Example 2: Typical computer science syntax would use "get property" to read an object's property, like size. While it's good practice, this concept is not taught to elementary school students in the Code.org curriculum. Therefore, I named the block "sprite property" to be identifiable without having to introduce getter and setter methods to students.
make a new (named) sprite
2. Writing beginner-friendly descriptions
The descriptions for each block had several important requirements:
1. Explain the blocks' functions and be as technically accurate as possible
2. Easy to understand for elementary school students and new CS teachers who are unfamiliar with advanced programming concepts
3. Discuss the many possible uses of the block while remaining concise
Meeting these requirements was tricky at first, as I had to think back to how I first learned computer science and apply it to how I can teach it to others.
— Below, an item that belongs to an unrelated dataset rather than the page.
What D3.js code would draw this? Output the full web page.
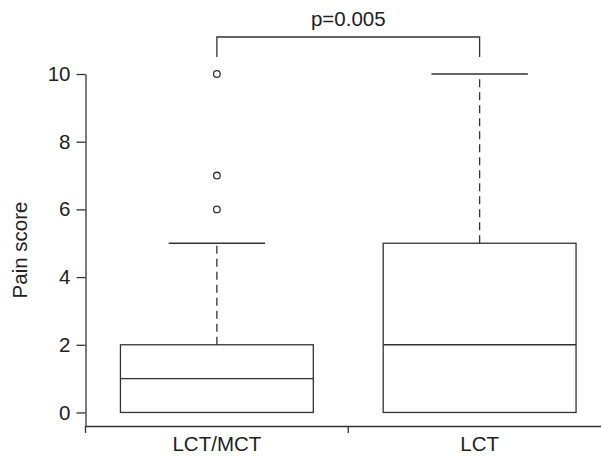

Further, I wanted to keep description formatting and wording consistent across documentation for a seamless experience.
3. Coding diverse examples
My final step in creating the documentation was coding examples that demonstrated the various uses of each block. I enjoyed this step the most, as I could be creative with making projects I think an elementary school student would enjoy.
I practiced designing for users of different backgrounds, identities, and interests, as well as accessibility to different forms of technology.
I intentionally created examples that could appeal to students of different genders, cultures, and interests, using nearly every sprite in at least one example. My examples also vary in their use of the mouse, keyboard, and sound so that they can be interacted with across devices.
My internships helped me further develop my computer science, user experience, and design skills through working on projects that reach millions of students.
One of my most valuable takeaways was learning to design for diverse users. In this case, diversity was more than just different cultural backgrounds and interests; users were diverse in their technology access, language, and role in the classroom. Considering these characteristics made me more aware of the importance of creating products that can be edited, translated, and meet accessibility guidelines. Code.org also faces larger diversity challenges, like how to encourage more women and underrepresented minorities to engage with computer science. Gaining first-hand experience with these challenges pushed me to consider how I can address social issues in my future work.